2. Structural Analysis
The current model follows a classic multidivisional structure based on geography. This served the company during its Nordic expansion but now creates significant inefficiencies as the company scales globally. Applying the Chandler principle that structure follows strategy, the 2015 goals require a shift from geographic silos to global category excellence. The bargaining power of retail buyers is increasing, demanding a unified interface rather than fragmented regional negotiations. Internal complexity has reached a point where the cost of coordination exceeds the benefits of local autonomy.
3. Strategic Options
| Option | Rationale | Trade-offs |
|---|---|---|
| Global Category Structure | Centralizes P and L responsibility by product type to ensure brand consistency. | Reduces local market responsiveness; requires significant cultural change. |
| Regional Hub Model | Consolidates operations into three larger geographic clusters. | Fails to address global brand coordination; maintains regional silos. |
| Functional Centralization | Moves all marketing, supply chain, and HR into global functions. | High risk of bureaucracy; separates commercial decisions from operational reality. |
4. Preliminary Recommendation
Arla should adopt the Global Category Structure. This path directly supports the Strategy 2015 focus on core brands. By moving P and L responsibility to global category heads, the company can optimize production across borders and present a single face to global retailers. This shift will require a new executive team composition and a clear mandate to prioritize global brand health over regional volume targets.
Implementation Roadmap
1. Critical Path
- Month 1 to 3: Appoint Global Category Directors for Cheese, Butter, and Liquid Milk. Establish new P and L reporting lines that bypass regional heads.
- Month 4 to 6: Consolidate global marketing budgets. Terminate redundant regional agency contracts and centralize brand management for Lurpak and Castello.

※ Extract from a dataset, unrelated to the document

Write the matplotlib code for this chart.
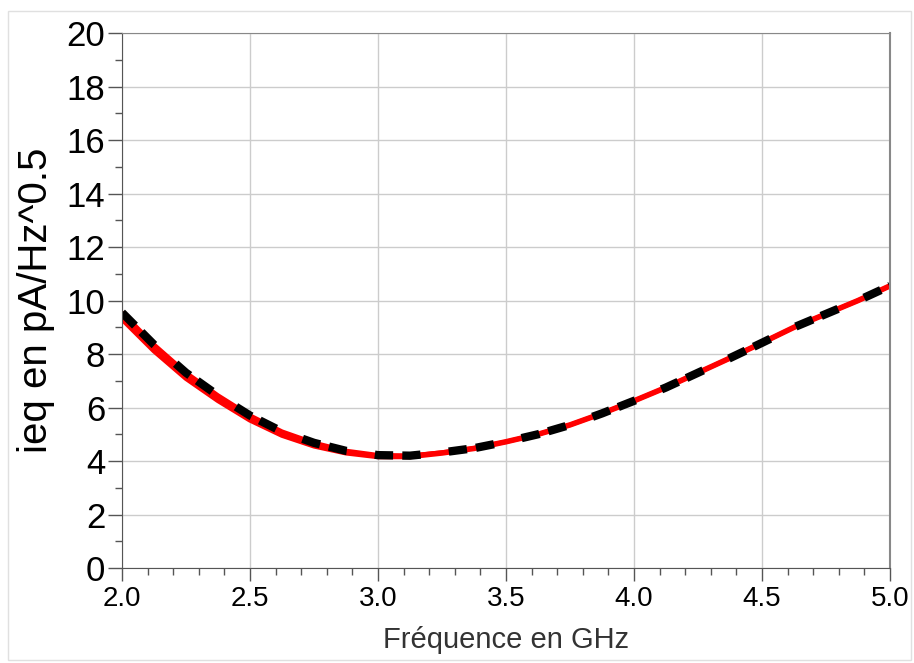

- Month 7 to 12: Harmonize supply chain operations. Align production facilities in Germany and the UK with global category demand rather than local preference.
2. Key Constraints
- Cooperative Governance: Farmer owners in Germany and the UK may perceive centralization as a loss of local influence, potentially threatening the milk supply.
- Cultural Friction: The transition from a Danish-centric culture to a global corporate mindset will meet resistance from long term middle management.

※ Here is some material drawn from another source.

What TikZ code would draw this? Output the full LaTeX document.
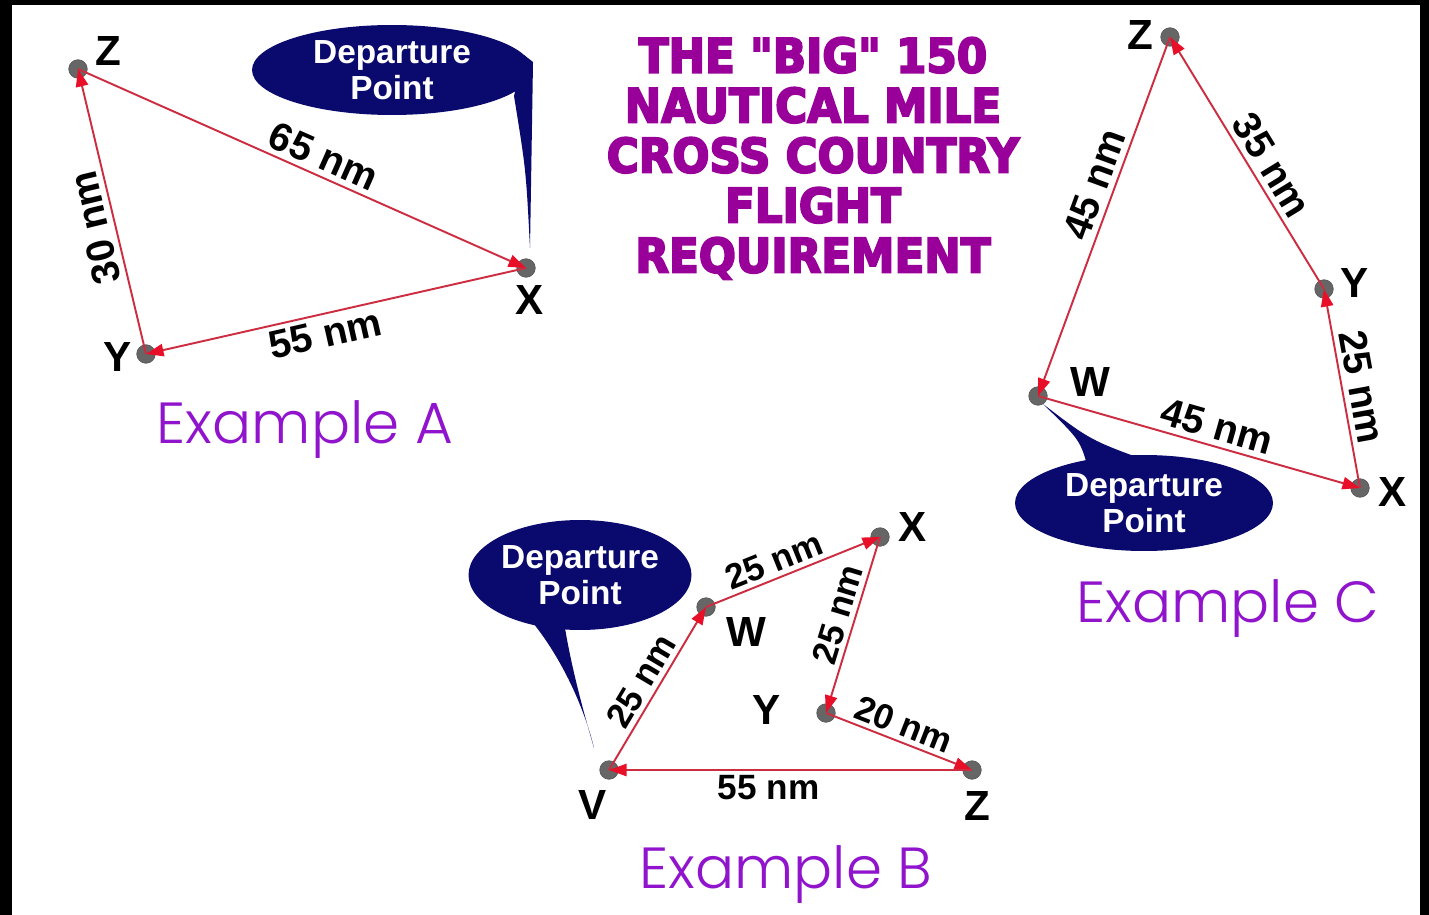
\documentclass[tikz,border=0pt]{standalone}
\usepackage{fontspec}
\setmainfont{Liberation Sans}
\newfontfamily\titlefont[FakeStretch=0.92, FakeBold=4]{DejaVu Sans}
\IfFontExistsTF{Poppins Light}
  {\newfontfamily\examplefont{Poppins Light}}
  {\newfontfamily\examplefont{Poppins}}
\usetikzlibrary{arrows.meta, shapes.geometric}
\usepackage{xcolor}
\definecolor{navy}{RGB}{10,10,110}
\definecolor{titlepurple}{RGB}{153,0,153}
\definecolor{examplepurple}{RGB}{145,20,205}
\definecolor{legred}{RGB}{205,45,65}
\definecolor{tipred}{RGB}{232,16,40}
\definecolor{dotgray}{RGB}{102,102,102}

\tikzset{
  waypt/.style={circle, fill=dotgray, draw=black!65, line width=0.4pt, minimum size=0.37cm, inner sep=0pt},
  leg/.style={legred, line width=1.1pt, -{Triangle[length=10pt, width=7pt, color=tipred]}},
  dist/.style={black, sloped, inner sep=2.5pt, font=\fontsize{20}{22}\selectfont\bfseries},
  distbig/.style={dist, inner sep=3pt, font=\fontsize{22.5}{24}\selectfont\bfseries},
  ptlabel/.style={inner sep=0pt, font=\fontsize{24}{26}\selectfont\bfseries},
  bubble/.style={ellipse, fill=navy, text=white, inner sep=0pt, align=center,
    font=\fontsize{19}{20.5}\selectfont\bfseries},
  example/.style={examplepurple, anchor=base, inner sep=0pt, font=\examplefont\fontsize{33}{36}\selectfont}
}

\begin{document}
\begin{tikzpicture}[x=0.02cm, y=-0.02cm]
    \useasboundingbox (0,0) rectangle (1429,915);
    \fill[black] (0,0) rectangle (1429,915);
    \fill[white] (12,5) rectangle (1420,915);
    %--- TITLE ---
    \node (title) [titlepurple, anchor=north, inner sep=0pt, align=center,
      font=\titlefont\fontsize{27}{28.45}\selectfont\bfseries] at (813,37)
      {THE "BIG" 150\\NAUTICAL MILE\\CROSS COUNTRY\\FLIGHT\\REQUIREMENT};
    %--- EXAMPLE A ---
    \fill[navy] (524,55) -- (533,62) -- (530,248) .. controls (526,170) .. (514,96) -- cycle;
    \node (dpA) [bubble, minimum width=5.6cm, minimum height=1.8cm] at (392,70) {Departure\\Point};
    \node (aX) [waypt] at (526,268) {};
    \node (aY) [waypt] at (146,354) {};
    \node (aZ) [waypt] at (78,69) {};
    \draw[leg] (aX.center) -- node (dAXY) [distbig, below, pos=0.54] {55 nm} (aY.center);
    \draw[leg] (aY.center) -- node (dAYZ) [distbig, above, allow upside down, pos=0.46] {30 nm} (aZ.center);
    \draw[leg] (aZ.center) -- node (dAZX) [distbig, above, pos=0.53] {65 nm} (aX.center);
    \node (aXl) [ptlabel] at (530,300) {X};
    \node (aYl) [ptlabel] at (118,357) {Y};
    \node (aZl) [ptlabel] at (108,51) {Z};
    \node (exA) [example] at (305,443) {Example A};
    %--- EXAMPLE B ---
    \fill[navy] (520,608) .. controls (560,650) and (585,710) .. (594,748)
      .. controls (580,700) and (570,660) .. (564,622) -- cycle;
    \node (dpB) [bubble, minimum width=4.2cm, minimum height=2.2cm] at (580,575) {Departure\\Point};
    \node (bV) [waypt] at (609,770) {};
    \node (bW) [waypt] at (706,607) {};
    \node (bX) [waypt] at (880,537) {};
    \node (bY) [waypt] at (826,713) {};
    \node (bZ) [waypt] at (972,770) {};
    \draw[leg] (bV.center) -- node (dBVW) [dist, above, pos=0.49] {25 nm} (bW.center);
    \draw[leg] (bW.center) -- node (dBWX) [dist, above, pos=0.43] {25 nm} (bX.center);
    \draw[leg] (bX.center) -- node (dBXY) [dist, above, pos=0.47] {25 nm} (bY.center);
    \draw[leg] (bY.center) -- node (dBYZ) [dist, above, pos=0.49] {20 nm} (bZ.center);
    \draw[leg] (bZ.center) -- node (dBZV) [dist, below, pos=0.56] {55 nm} (bV.center);
    \node (bVl) [ptlabel] at (593,805) {V};
    \node (bWl) [ptlabel] at (746,632) {W};
    \node (bXl) [ptlabel] at (913,527) {X};
    \node (bYl) [ptlabel] at (767,710) {Y};
    \node (bZl) [ptlabel] at (977,806) {Z};
    \node (exB) [example] at (786,888) {Example B};
    %--- EXAMPLE C ---
    \fill[navy] (1088,468) .. controls (1080,440) .. (1043,404)
      .. controls (1090,440) .. (1150,462) -- cycle;
    \node (dpC) [bubble, minimum width=5.16cm, minimum height=1.92cm] at (1144,503) {Departure\\Point};
    \node (cW) [waypt] at (1038,396) {};
    \node (cX) [waypt] at (1360,488) {};
    \node (cY) [waypt] at (1324,289) {};
    \node (cZ) [waypt] at (1170,37) {};
    \draw[leg] (cW.center) -- node (dCWX) [distbig, above, pos=0.54] {45 nm} (cX.center);
    \draw[leg] (cX.center) -- node (dCXY) [distbig, above, pos=0.49] {25 nm} (cY.center);
    \draw[leg] (cY.center) -- node (dCYZ) [distbig, above, pos=0.45] {35 nm} (cZ.center);
    \draw[leg] (cZ.center) -- node (dCZW) [distbig, above, pos=0.43] {45 nm} (cW.center);
    \node (cWl) [ptlabel] at (1090,382) {W};
    \node (cXl) [ptlabel] at (1393,492) {X};
    \node (cYl) [ptlabel] at (1355,283) {Y};
    \node (cZl) [ptlabel] at (1140,35) {Z};
    \node (exC) [example] at (1228,622) {Example C};
  \end{tikzpicture}
\end{document}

3. Risk-Adjusted Implementation Strategy
To mitigate the risk of owner defection, the implementation must include a transparent milk pricing mechanism that demonstrates the financial benefits of centralization within the first twelve months. A phased migration of IT and financial systems is necessary to avoid operational paralysis during the transition. Contingency plans must include a dedicated change management office reporting directly to the Vice CEO to handle local grievances in new merger territories.
Executive Review and BLUF
1. BLUF
Arla must transition to a Global Category Structure immediately to achieve the Strategy 2015 revenue target of 75 billion DKK. The current geographic silos cause duplication and prevent the scale needed to compete with global dairy giants. This reorganization will centralize P and L responsibility, streamline the brand portfolio, and improve negotiation power with international retailers. Execution must prioritize the integration of German and UK assets into a unified supply chain. Failure to act now will lead to stagnant growth and excessive administrative overhead. VERDICT: APPROVED FOR LEADERSHIP REVIEW.
2. Dangerous Assumption
The analysis assumes that the cooperative governance model can remain unchanged while the commercial structure becomes a global corporate entity. There is a significant risk that farmer owners will reject a structure where local milk processing decisions are made by global category managers focused on brand margins rather than local volume absorption.
3. Unaddressed Risks
- Regulatory Scrutiny: Increased centralization of the dairy market in Northern Europe may trigger anti trust investigations in Germany or the UK, potentially forcing divestitures. Probability: Medium. Consequence: High.
- Talent Attrition: The removal of regional P and L authority will likely lead to the exit of experienced regional directors. Probability: High. Consequence: Medium.
4. Unconsidered Alternative
The team did not fully explore a Joint Venture model for the Global Categories. Arla could have spun off its global brands into a separate commercial entity while keeping the liquid milk business as a traditional cooperative. This would have insulated the core brands from cooperative politics while providing the agility of a private enterprise.
5. MECE Analysis
The proposed plan addresses the organization through three mutually exclusive and collectively exhaustive pillars: Commercial Category Management, Global Supply Chain Operations, and Corporate Support Functions. This ensures no overlap in decision making and covers all revenue generating and cost incurring activities within the firm.